TEMPO.CO, Jakarta - Bank Dunia memangkas proyeksi pertumbuhan global 2016 menjadi 2,4 persen dari prakiraan sebelumnya 2,9 persen pada Januari lalu, Kamis, 9 Juni 2016. Langkah ini diambil akibat melambatnya pertumbuhan di negara-negara maju, harga komoditas yang tetap rendah, lemahnya perdagangan global, dan arus modal yang berkurang.
Berdasarkan laporan Global Economic Prospects, negara berkembang dan negara berkembang pengekspor komoditas berupaya keras beradaptasi dengan jatuhnya harga minyak dan komoditas utama lain.

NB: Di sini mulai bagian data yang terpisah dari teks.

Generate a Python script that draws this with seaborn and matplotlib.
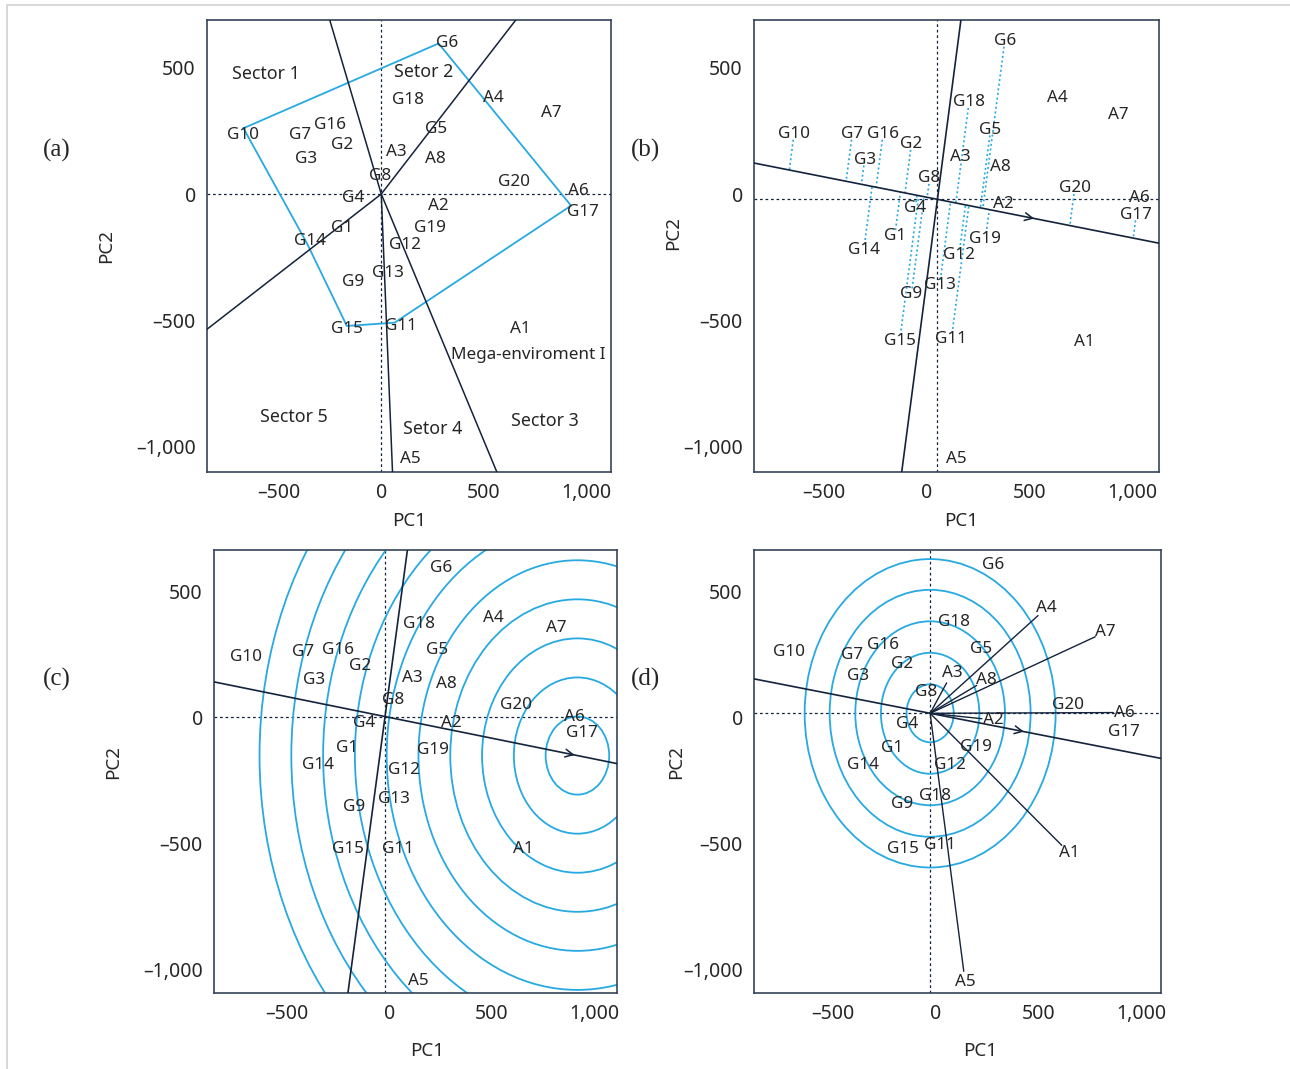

Pertumbuhan di negara-negara tersebut tahun ini diproyeksikan 0,4 persen, jauh lebih rendah daripada proyeksi pada Januari sebesar 1,2 persen.
Presiden Kelompok Bank Dunia Jim Yong Kim dalam siaran persnya mengatakan pertumbuhan yang lambat ini kembali menegaskan pentingnya negara menerapkan kebijakan yang dapat mendorong pertumbuhan ekonomi. “Selain itu, memperbaiki kesejahteraan mereka yang hidup dalam kemiskinan ekstrem,” ucapnya.
Menurut Jim Yong Kim, pertumbuhan ekonomi merupakan motor utama pengurangan kemiskinan. Karena itu, Bank Dunia prihatin ketika pertumbuhan di negara-negara pengekspor komoditas berkurang akibat tekanan terhadap harga komoditas.
Negara berkembang yang mengimpor komoditas lebih tahan daripada negara pengekspor, meski keuntungan dari turunnya harga energi dan komoditas lain belum terlalu terasa. Pertumbuhan mereka, ujar dia, diproyeksikan sebesar 5,8 persen pada 2016, berkurang sedikit dari 5,9 persen pada 2015.
Di antara negara-negara berkembang yang besar, pertumbuhan Cina diperkirakan 6,7 persen pada 2016 setelah tahun lalu berada di posisi 6,9 persen. Ekspansi ekonomi India yang besar diperkirakan akan stabil di angka 7,6 persen.
Sementara Brasil dan Rusia diproyeksikan berada pada resesi yang lebih dalam dibanding prakiraan Januari. Afrika Selatan diperkirakan tumbuh 0,6 persen pada 2016; 0,8 persen lebih lambat dibanding proyeksi pada Januari.
Dalam situasi pertumbuhan yang melamban ini, ekonomi global menghadapi risiko-risiko lebih besar, seperti pelambatan lebih lanjut pada negara-negara berkembang, perubahan besar pada sentimen pasar finansial, stagnasi pada negara-negara maju, periode rendahnya harga komoditas yang lebih lama daripada perkiraan, risiko geopolitis berbagai negara, dan kekhawatiran terhadap efektivitas kebijakan moneter dalam mendorong pertumbuhan.